How would you explains snow on Mars? Crew 135 arrives 

It’s been a busy few days, or actually, busy few weeks for members of Crew 135. Barely two weeks 
before our departure our most prolific idea generator Vratislav had to cancel his participation in 
the Crew 135 mission due to serious family issues. At a very last minute, cameraman Filip jumped 
aboard, which means our crew will be a bit stronger in the media department. Hopefully, we won’t 
lack in others. 

Vratislav offered to support us remotely, as an astronaut left behind in a station in Martian orbit. 
He would help with computer simulations and modelling. 

Coming over from three continents, we all managed to make it to Grand Junction during Friday 
afternoon despite a powerful snowstorm in Denver.
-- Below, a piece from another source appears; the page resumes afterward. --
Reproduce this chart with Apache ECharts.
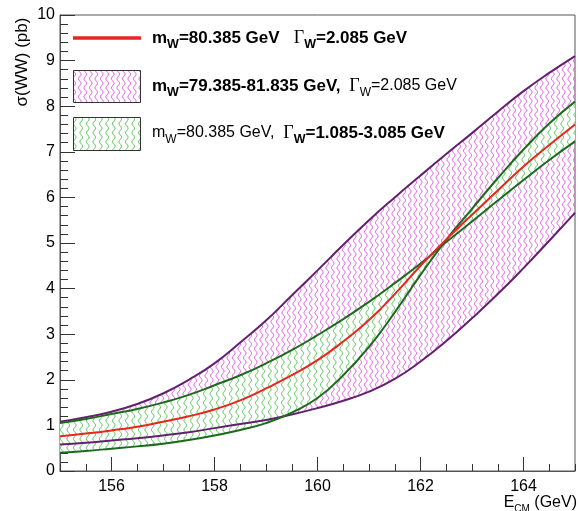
<!DOCTYPE html>
<html><head><meta charset="utf-8">
<script src="https://cdn.jsdelivr.net/npm/echarts@6/dist/echarts.min.js"></script>
<style>html,body{margin:0;padding:0;background:#fff}#c{width:578px;height:511px}</style>
</head><body><div id="c"></div>
<script>
// E_CM (GeV)
const energy = [155,155.5,156,156.5,157,157.5,158,158.5,159,159.5,160,160.5,161,161.5,162,162.5,163,163.5,164,164.5,165];
// mW=80.385, ΓW=2.085 (red)
const sigmaNominal = [0.76,0.82,0.89,0.97,1.08,1.20,1.35,1.55,1.81,2.10,2.43,2.84,3.31,3.88,4.50,5.08,5.62,6.15,6.68,7.15,7.60];
// mass band edges (purple)
const sigmaMassLow = [1.08,1.18,1.30,1.47,1.70,2.00,2.36,2.82,3.30,3.85,4.40,4.96,5.50,6.00,6.48,6.95,7.41,7.88,8.33,8.73,9.10];
const sigmaMassHigh = [0.58,0.62,0.67,0.72,0.78,0.85,0.94,1.03,1.12,1.24,1.38,1.54,1.74,2.02,2.40,2.85,3.35,3.88,4.45,5.05,5.66];
// width band edges (green)
const sigmaWidthHigh = [1.05,1.14,1.25,1.36,1.50,1.67,1.88,2.10,2.36,2.65,2.98,3.33,3.71,4.12,4.55,5.02,5.47,5.93,6.38,6.82,7.23];
const sigmaWidthLow = [0.40,0.44,0.49,0.54,0.60,0.68,0.78,0.90,1.05,1.28,1.60,2.10,2.72,3.48,4.30,5.07,5.75,6.42,7.05,7.62,8.10];
const xMajorTicks = [156,158,160,162,164];

function wavePattern(color, w, cols, h, bg) {
  const c = document.createElement('canvas');
  c.width = w; c.height = h;
  const ctx = c.getContext('2d');
  if (bg) { ctx.fillStyle = bg; ctx.fillRect(0, 0, w, h); }
  ctx.strokeStyle = color; ctx.lineWidth = 1;
  for (let k = 0; k < cols; k++) {
    const cx = (k + 0.5) * w / cols;
    ctx.beginPath();
    for (let y = 0; y <= h; y += 0.5) {
      const x = cx + 1.3 * Math.sin(2 * Math.PI * y / h);
      if (y === 0) ctx.moveTo(x, y); else ctx.lineTo(x, y);
    }
    ctx.stroke();
  }
  return c;
}
const magentaPat = { image: wavePattern('#e04ce0', 11, 2, 9, null), repeat: 'repeat' };
const greenPat = { image: wavePattern('#4cc04c', 13, 2, 9, '#ffffff'), repeat: 'repeat' };

const pairs = (ys) => energy.map((e, i) => [e, ys[i]]);

function bandSeries(upper, lower, pattern, z) {
  return {
    type: 'custom', coordinateSystem: 'cartesian2d', xAxisIndex: 0, yAxisIndex: 0,
    silent: true, animation: false, clip: true, z: z,
    data: energy.map((e, i) => [e, upper[i], lower[i]]),
    encode: { x: 0, y: [1, 2] },
    renderItem: function (params, api) {
      if (params.dataIndex !== 0) return null;
      const pts = [];
      for (let i = 0; i < energy.length; i++) pts.push(api.coord([energy[i], upper[i]]));
      for (let i = energy.length - 1; i >= 0; i--) pts.push(api.coord([energy[i], lower[i]]));
      return { type: 'polygon', shape: { points: pts }, style: { fill: pattern, stroke: null } };
    }
  };
}

const chart = echarts.init(document.getElementById('c'), null, { renderer: 'canvas' });
const axisCol = '#333';
const base = { type: 'line', smooth: true, symbol: 'none', silent: true, animation: false, xAxisIndex: 0, yAxisIndex: 0 };

function richStyles() {
  const f = 'Liberation Sans';
  return {
    b: { fontSize: 17, fontWeight: 'bold', fontFamily: f, fill: '#000', lineHeight: 26, verticalAlign: 'middle' },
    n: { fontSize: 16, fontFamily: f, fill: '#000', lineHeight: 26, verticalAlign: 'middle' },
    bs: { fontSize: 12.5, fontWeight: 'bold', fontFamily: f, fill: '#000', lineHeight: 12, verticalAlign: 'bottom' },
    ns: { fontSize: 12, fontFamily: f, fill: '#000', lineHeight: 12, verticalAlign: 'bottom' },
    g: { fontSize: 18, fontFamily: 'Liberation Serif', fill: '#000', lineHeight: 26, verticalAlign: 'middle' }
  };
}

chart.setOption({
  animation: false,
  backgroundColor: '#fff',
  grid: { left: 60, right: 1, top: 15, bottom: 40, show: true, borderColor: '#555', borderWidth: 1 },
  xAxis: [
    { type: 'value', min: 155, max: 165, interval: 0.5, position: 'bottom',
      axisLine: { show: true, lineStyle: { color: '#555' } },
      axisTick: { show: true, inside: true, length: 7, lineStyle: { color: axisCol } },
      axisLabel: { color: '#000', fontSize: 16, fontFamily: 'Liberation Sans', margin: 8,
        formatter: v => (Math.abs(v % 2) < 1e-9 ? String(v) : '') },
      splitLine: { show: false } },
    { type: 'value', min: 155, max: 165, position: 'bottom',
      axisLine: { show: false },
      axisTick: { show: true, inside: true, length: 14, customValues: xMajorTicks, lineStyle: { color: axisCol } },
      axisLabel: { show: false }, splitLine: { show: false } }
  ],
  yAxis: { type: 'value', min: 0, max: 10, interval: 1,
    axisLine: { show: true, lineStyle: { color: '#555' } },
    axisTick: { show: true, inside: true, length: 15, lineStyle: { color: axisCol } },
    minorTick: { show: true, splitNumber: 5, length: 8, lineStyle: { color: axisCol } },
    axisLabel: { color: '#000', fontSize: 16, fontFamily: 'Liberation Sans', margin: 5 },
    splitLine: { show: false } },
  series: [
    bandSeries(sigmaMassLow, sigmaMassHigh, magentaPat, 1),
    bandSeries(sigmaWidthHigh, sigmaWidthLow, greenPat, 2),
    Object.assign({}, base, { name: 'mLow', data: pairs(sigmaMassLow), lineStyle: { color: '#64206e', width: 2 }, z: 5 }),
    Object.assign({}, base, { name: 'mHigh', data: pairs(sigmaMassHigh), lineStyle: { color: '#64206e', width: 2 }, z: 5 }),
    Object.assign({}, base, { name: 'gHigh', data: pairs(sigmaWidthHigh), lineStyle: { color: '#1c6a1c', width: 2 }, z: 6 }),
    Object.assign({}, base, { name: 'gLow', data: pairs(sigmaWidthLow), lineStyle: { color: '#1c6a1c', width: 2 }, z: 6 }),
    Object.assign({}, base, { name: 'nominal', data: pairs(sigmaNominal), lineStyle: { color: '#e8251e', width: 2 }, z: 7 })
  ],
  graphic: [
    { type: 'line', shape: { x1: 73, y1: 38, x2: 141, y2: 38 }, style: { stroke: '#e8251e', lineWidth: 3.5 }, z: 100 },
    { type: 'rect', shape: { x: 73.5, y: 70.5, width: 67, height: 32 }, style: { fill: magentaPat, stroke: '#333', lineWidth: 1 }, z: 100 },
    { type: 'rect', shape: { x: 73.5, y: 117.5, width: 67, height: 33 }, style: { fill: greenPat, stroke: '#333', lineWidth: 1 }, z: 100 },
    { type: 'text', x: 152, y: 38, z: 100, style: {
        text: '{b|m}{bs|W}{b|=80.385 GeV   }{g|Γ}{bs|W}{b|=2.085 GeV}', verticalAlign: 'middle',
        rich: richStyles() } },
    { type: 'text', x: 152, y: 86, z: 100, style: {
        text: '{b|m}{bs|W}{b|=79.385-81.835 GeV,}{n|  }{g|Γ}{ns|W}{n|=2.085 GeV}', verticalAlign: 'middle',
        rich: richStyles() } },
    { type: 'text', x: 152, y: 133, z: 100, style: {
        text: '{n|m}{ns|W}{n|=80.385 GeV,  }{g|Γ}{bs|W}{b|=1.085-3.085 GeV}', verticalAlign: 'middle',
        rich: richStyles() } },
    { type: 'text', x: 22, y: 62, rotation: Math.PI / 2, z: 100, style: {
        text: 'σ(WW) (pb)', fontSize: 17, fontFamily: 'Liberation Sans', fill: '#000', align: 'center', verticalAlign: 'middle' } },
    { type: 'text', x: 577, y: 503, z: 100, style: {
        text: '{a|E}{s|CM}{a| (GeV)}', align: 'right', verticalAlign: 'middle',
        rich: { a: { fontSize: 16, fontFamily: 'Liberation Sans', fill: '#000', lineHeight: 22, verticalAlign: 'middle' },
                s: { fontSize: 10, fontFamily: 'Liberation Sans', fill: '#000', lineHeight: 10, verticalAlign: 'bottom' } } } }
  ]
});
</script></body></html>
On Saturday morning, most of us still struggling 
with jet-lag, we set out towards Hanksville and the station, making several filming stops along the 
way. 

Our filming crew was a little bit concerned seeing the snow around Grand Junction – how would you 
actually explain snow on Mars? Several ideas were proposed by our crew members – the base is in 
Martian polar regions or the snow could actually be frozen carbon dioxide. 

After the morning phone call with MDRS director Shannon, we agreed we would try to stick to the 
simulation as much as possible including food – with one small adjustment. As we have a very skilled 
green hab officer aboard, who actually plans to grow lettuce in the greenhouse, we could pretend we 
have already grown something and buy some Mars-recommended vegetables to give the crew a source of 
vitamin C and some fresh fibre. 

We made one last stop in Hanksville to pick up our food supplies and buy some tomatoes, lettuce and 
carrots. 

The complicated part came surprisingly at the very end, we took a wrong dirt road towards the 
station and were a little bit surprised to see how much mud we are supposed to get through to get to 
the habitat. We soon found out we must have made a mistake and returned to the road and found the 
right turn. 

When the white structure of the Mars Desert Research Station suddenly emerged from within the red 
sandstone Mars-like rocks, we felt relieved. 

The air-lock of the habitat opened and there came Crew 134 members, already nervous about our 
slightly delayed departure. 

We unloaded our car, filled to the brim with luggage and food-filled bags. We took a tour around the 
habitat. Some tension occurred when it came to the bed-rooms – everyone wanted a bed-room with a 
desk – but there were only two available. The commander had to intervene and resolve the deadlock.